L’œuvre personnelle d’Ivanna Lemaître
L’artiste a également peint des tableaux (paysages du Midi ou d’Espagne, portraits), qu’elle expose régulièrement au Salon d’Automne. Excellente dessinatrice, au style vigoureux, elle a illustré des ouvrages (bois gravés pour les Idylles et élégies d’André Chénier en 1926) et exposé ses dessins dans des galeries.
Après la guerre, Ivanna part s’installer à Nice pour raisons de santé. Elle entame alors une seconde carrière, en partie dédiée au décor monumental en mosaïque : à Nice, l’arc triomphal de l’église du Sacré-Cœur avec son fils Jean (1961), le hall d’une Caisse d’épargne, des entrées d’immeubles de luxe (Le Michelet, L’Age d’or, Alsace-Lorraine), un collège, et à Cagnes-sur-Mer, un mur d’immeuble ; le tout dans un style abstrait qu’elle adopte également pour ses œuvres isolées. Son dernier décor est un mur en pâte de verre pour l’école maternelle du groupe scolaire Jules Vedrines à Drancy, achevé après sa mort par son fils (dans le cadre du 1% artistique). Elle décède à Nice en 1973 et elle est inhumée dans le cimetière russe de Caucade.

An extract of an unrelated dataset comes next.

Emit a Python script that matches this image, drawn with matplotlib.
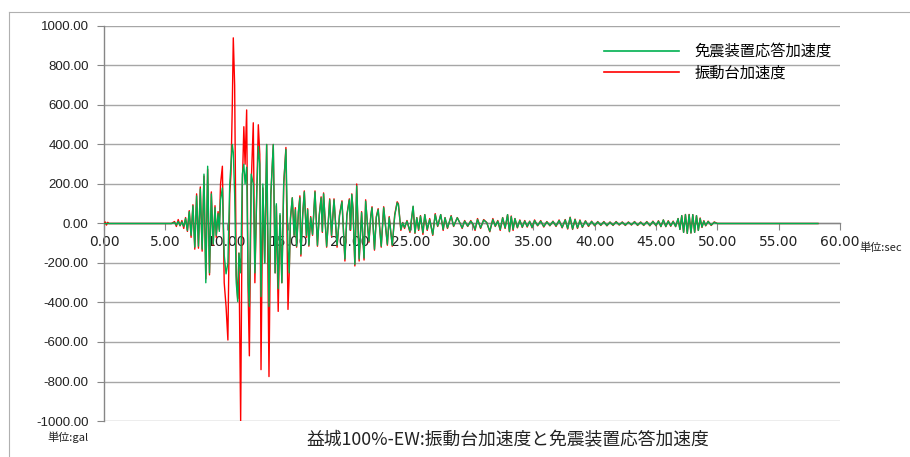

L’œuvre personnelle d’André Lemaître
En 1941, André Lemaître peint à fresque l’arc triomphal de l’église Saint-Gabriel à Paris, sur lequel on peut voir, de bas en haut : les prophètes Daniel et Isaïe, les prophéties annoncées par les quatre évangélistes et le Christ entouré d’anges. Il est par ailleurs l’auteur de paysages et de natures mortes qu’il expose régulièrement au Salon d’Automne et au Salon des Tuileries. Plusieurs de ses œuvres figurent dans des collections publiques françaises (MNAM, Ville de Paris).